* Goal of the exercise *
Transcribe the whole listing below without changing a word, but leave out every image.

══ Given material ══

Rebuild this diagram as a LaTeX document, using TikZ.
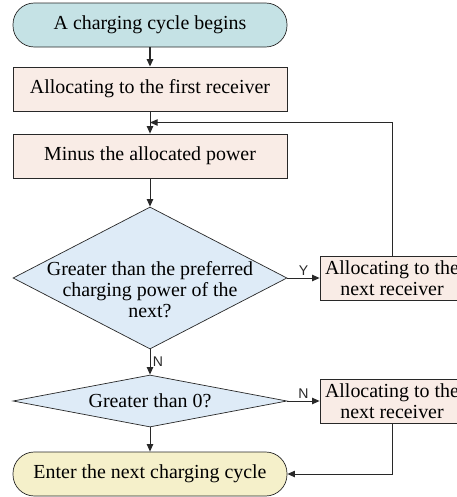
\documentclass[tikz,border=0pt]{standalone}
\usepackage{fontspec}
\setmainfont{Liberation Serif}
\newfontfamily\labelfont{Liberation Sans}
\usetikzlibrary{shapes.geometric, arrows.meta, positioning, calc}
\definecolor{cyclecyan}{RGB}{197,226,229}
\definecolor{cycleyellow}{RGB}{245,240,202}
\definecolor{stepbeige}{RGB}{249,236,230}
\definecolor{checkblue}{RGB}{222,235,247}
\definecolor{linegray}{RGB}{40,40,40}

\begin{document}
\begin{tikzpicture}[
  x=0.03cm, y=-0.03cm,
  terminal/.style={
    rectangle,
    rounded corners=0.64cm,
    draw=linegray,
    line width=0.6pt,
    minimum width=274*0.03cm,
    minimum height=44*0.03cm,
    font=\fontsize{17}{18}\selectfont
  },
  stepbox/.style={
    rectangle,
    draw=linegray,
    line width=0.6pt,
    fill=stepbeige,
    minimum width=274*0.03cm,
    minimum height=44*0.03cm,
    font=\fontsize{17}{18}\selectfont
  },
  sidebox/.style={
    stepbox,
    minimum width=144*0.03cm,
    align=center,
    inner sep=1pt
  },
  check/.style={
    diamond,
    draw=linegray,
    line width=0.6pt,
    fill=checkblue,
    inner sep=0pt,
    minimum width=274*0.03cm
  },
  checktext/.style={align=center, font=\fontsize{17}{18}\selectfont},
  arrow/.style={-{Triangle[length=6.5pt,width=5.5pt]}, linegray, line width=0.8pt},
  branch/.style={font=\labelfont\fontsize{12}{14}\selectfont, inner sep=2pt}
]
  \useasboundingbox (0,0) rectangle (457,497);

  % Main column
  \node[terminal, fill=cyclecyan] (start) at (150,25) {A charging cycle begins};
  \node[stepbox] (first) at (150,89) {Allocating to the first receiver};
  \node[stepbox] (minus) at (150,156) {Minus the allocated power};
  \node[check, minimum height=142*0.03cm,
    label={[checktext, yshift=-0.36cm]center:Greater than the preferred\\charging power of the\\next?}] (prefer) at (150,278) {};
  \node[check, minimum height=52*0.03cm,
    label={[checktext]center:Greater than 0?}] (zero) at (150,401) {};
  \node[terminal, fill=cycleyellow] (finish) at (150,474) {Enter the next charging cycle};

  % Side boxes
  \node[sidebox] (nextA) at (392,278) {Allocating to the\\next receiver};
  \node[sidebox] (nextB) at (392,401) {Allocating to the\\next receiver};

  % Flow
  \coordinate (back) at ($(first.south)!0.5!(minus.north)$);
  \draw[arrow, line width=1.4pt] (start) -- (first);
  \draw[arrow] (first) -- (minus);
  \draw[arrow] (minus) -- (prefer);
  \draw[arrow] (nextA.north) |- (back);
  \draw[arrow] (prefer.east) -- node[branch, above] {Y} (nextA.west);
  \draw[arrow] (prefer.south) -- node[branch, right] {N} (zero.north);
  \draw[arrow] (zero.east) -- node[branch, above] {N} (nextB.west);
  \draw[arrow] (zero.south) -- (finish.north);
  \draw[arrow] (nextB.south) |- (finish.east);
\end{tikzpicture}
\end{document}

═══

* Correct response *
Rebuild this diagram as a LaTeX document, using TikZ.
\documentclass[tikz,border=0pt]{standalone}
\usepackage{fontspec}
\setmainfont{Liberation Serif}
\newfontfamily\labelfont{Liberation Sans}
\usetikzlibrary{shapes.geometric, arrows.meta, positioning, calc}
\definecolor{cyclecyan}{RGB}{197,226,229}
\definecolor{cycleyellow}{RGB}{245,240,202}
\definecolor{stepbeige}{RGB}{249,236,230}
\definecolor{checkblue}{RGB}{222,235,247}
\definecolor{linegray}{RGB}{40,40,40}

\begin{document}
\begin{tikzpicture}[
  x=0.03cm, y=-0.03cm,
  terminal/.style={
    rectangle,
    rounded corners=0.64cm,
    draw=linegray,
    line width=0.6pt,
    minimum width=274*0.03cm,
    minimum height=44*0.03cm,
    font=\fontsize{17}{18}\selectfont
  },
  stepbox/.style={
    rectangle,
    draw=linegray,
    line width=0.6pt,
    fill=stepbeige,
    minimum width=274*0.03cm,
    minimum height=44*0.03cm,
    font=\fontsize{17}{18}\selectfont
  },
  sidebox/.style={
    stepbox,
    minimum width=144*0.03cm,
    align=center,
    inner sep=1pt
  },
  check/.style={
    diamond,
    draw=linegray,
    line width=0.6pt,
    fill=checkblue,
    inner sep=0pt,
    minimum width=274*0.03cm
  },
  checktext/.style={align=center, font=\fontsize{17}{18}\selectfont},
  arrow/.style={-{Triangle[length=6.5pt,width=5.5pt]}, linegray, line width=0.8pt},
  branch/.style={font=\labelfont\fontsize{12}{14}\selectfont, inner sep=2pt}
]
  \useasboundingbox (0,0) rectangle (457,497);

  % Main column
  \node[terminal, fill=cyclecyan] (start) at (150,25) {A charging cycle begins};
  \node[stepbox] (first) at (150,89) {Allocating to the first receiver};
  \node[stepbox] (minus) at (150,156) {Minus the allocated power};
  \node[check, minimum height=142*0.03cm,
    label={[checktext, yshift=-0.36cm]center:Greater than the preferred\\charging power of the\\next?}] (prefer) at (150,278) {};
  \node[check, minimum height=52*0.03cm,
    label={[checktext]center:Greater than 0?}] (zero) at (150,401) {};
  \node[terminal, fill=cycleyellow] (finish) at (150,474) {Enter the next charging cycle};

  % Side boxes
  \node[sidebox] (nextA) at (392,278) {Allocating to the\\next receiver};
  \node[sidebox] (nextB) at (392,401) {Allocating to the\\next receiver};

  % Flow
  \coordinate (back) at ($(first.south)!0.5!(minus.north)$);
  \draw[arrow, line width=1.4pt] (start) -- (first);
  \draw[arrow] (first) -- (minus);
  \draw[arrow] (minus) -- (prefer);
  \draw[arrow] (nextA.north) |- (back);
  \draw[arrow] (prefer.east) -- node[branch, above] {Y} (nextA.west);
  \draw[arrow] (prefer.south) -- node[branch, right] {N} (zero.north);
  \draw[arrow] (zero.east) -- node[branch, above] {N} (nextB.west);
  \draw[arrow] (zero.south) -- (finish.north);
  \draw[arrow] (nextB.south) |- (finish.east);
\end{tikzpicture}
\end{document}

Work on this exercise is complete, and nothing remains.